Setting the scene — rooting the character in the scene — may mean you start by showing the reader where the character is before you dive into their thoughts. It only needs the most cursory of descriptions. The trick is to be careful in choosing the words you use. Instead of using more words, use more specific words, to convey the scene.

It’s great to have your character recalling a past event from their childhood to set up the story for later. However, if we don’t know where the character is, or what caused the recollection, then we’re simply being ‘told’ a lot of inconsequential information in an uninteresting way, as far as the reader is concerned. It’s you – the author, inserting themselves into the sort, in a way.

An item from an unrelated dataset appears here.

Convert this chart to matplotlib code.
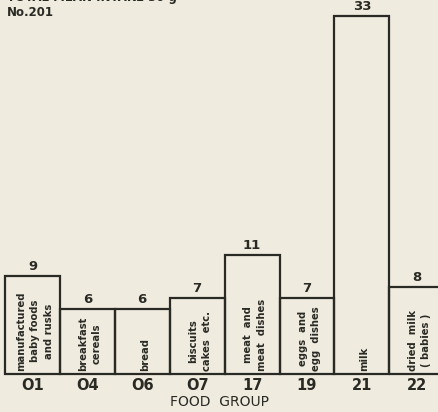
import matplotlib
matplotlib.use("Agg")
import matplotlib.pyplot as plt

codes = ["01", "04", "06", "07", "17", "19", "21", "22"]
values = [9, 6, 6, 7, 11, 7, 33, 8]
names = ["manufactured\nbaby foods\nand rusks", "breakfast\ncereals", "bread",
         "biscuits\ncakes  etc.", "meat  and\nmeat  dishes", "eggs  and\negg  dishes",
         "milk", "dried  milk\n( babies )"]
tick_labels = ["O1", "O4", "O6", "O7", "17", "19", "21", "22"]
xlabel = "FOOD  GROUP"
header = ["TOTAL MEAN INTAKE 30 g", "No.201"]

bg = "#efebdf"
ink = "#2a2a24"

W, H = 438, 412
fig = plt.figure(figsize=(W / 100, H / 100), dpi=100, facecolor=bg)
base_px = 38
ax = fig.add_axes([0, base_px / H, 1, 1 - base_px / H])
ax.set_facecolor(bg)
px_per_unit_x = 54.9
ax.set_xlim(-5 / px_per_unit_x, (W - 5) / px_per_unit_x)
ax.set_ylim(0, (H - base_px) / 10.85)
for s in ax.spines.values():
    s.set_visible(False)
ax.set_yticks([])

xs = list(range(len(codes)))
ax.bar(xs, values, width=1.0, align="edge", facecolor="none",
       edgecolor=ink, linewidth=1.6, clip_on=False)

ax.set_xticks([x + 0.5 for x in xs])
ax.set_xticklabels(tick_labels, fontsize=10.5, color=ink, fontweight="semibold")
ax.tick_params(axis="x", length=0, pad=3)
ax.set_xlabel(xlabel, fontsize=10, color=ink, labelpad=1)

for x, v, n in zip(xs, values, names):
    ax.text(x + 0.5, v + 0.28, str(v), ha="center", va="bottom",
            fontsize=9.5, fontweight="bold", color=ink)
    ax.text(x + 0.55, 0.3, n, ha="center", va="bottom", rotation=90,
            fontsize=7.2, fontweight="bold", color=ink, linespacing=1.45)

fig.text(7 / W, 1 + 8.6 / H, header[0], ha="left", va="top",
         fontsize=8.5, fontweight="bold", color=ink)
fig.text(7 / W, 1 - 6 / H, header[1], ha="left", va="top",
         fontsize=8.5, fontweight="bold", color=ink)

fig.savefig("out.png", dpi=100, facecolor=bg)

However, if you were to start with something like the example following, you are letting the reader know where the character is and lead into her reminiscing in a way that gives context: “Marie hated being back in this town. She slammed the car door and headed inside. The perpetual smell of manure mixed with granny’s perfume took her right back to those long, summer nights, whiling away the hours after school with Laura. The one that got away.”

Summary

I hope that by explaining why and how to use these ‘rules’ for better writing, you can apply them to your work in an informed way. If you’ve not read it already, then check out my previous post on the three top rules of fiction writing I find myself commenting on most when editing fiction manuscripts for clients.

Remember, rules are there for a reason — but the trick is knowing when and how to break them.